Unified machine learning tasks and datasets for enhancing renewable energy
This work addresses the need for standardized datasets to facilitate the development of ML models for enhancing renewable energy and mitigating climate change, though it is incremental as it focuses on dataset creation rather than novel methods.
The authors tackled the lack of unified datasets for testing multi-tasking ML models in renewable energy by introducing ETT-17, a collection of 17 datasets from six domains with out-of-distribution validation and testing data, and provided performance benchmarks.

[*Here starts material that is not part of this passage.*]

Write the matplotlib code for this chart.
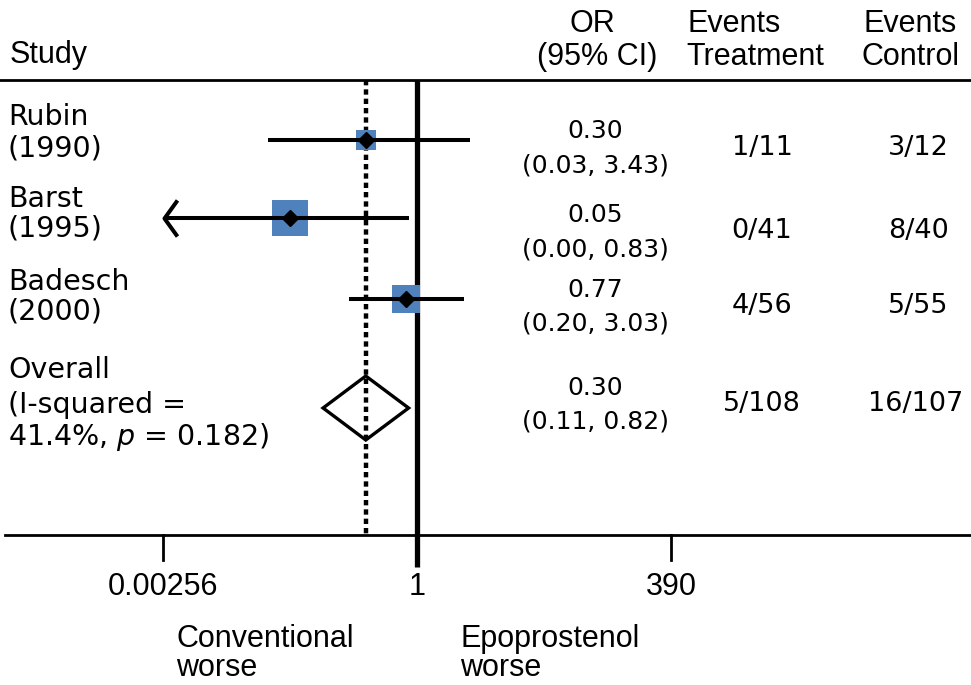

Multi-tasking machine learning (ML) models exhibit prediction abilities in domains with little to no training data available (few-shot and zero-shot learning). Over-parameterized ML models are further capable of zero-loss training and near-optimal generalization performance. An open research question is, how these novel paradigms contribute to solving tasks related to enhancing the renewable energy transition and mitigating climate change. A collection of unified ML tasks and datasets from this domain can largely facilitate the development and empirical testing of such models, but is currently missing. Here, we introduce the ETT-17 (Energy Transition Tasks-17), a collection of 17 datasets from six different application domains related to enhancing renewable energy, including out-of-distribution validation and testing data. We unify all tasks and datasets, such that they can be solved using a single multi-tasking ML model. We further analyse the dimensions of each dataset; investigate what they require for designing over-parameterized models; introduce a set of dataset scores that describe important properties of each task and dataset; and provide performance benchmarks.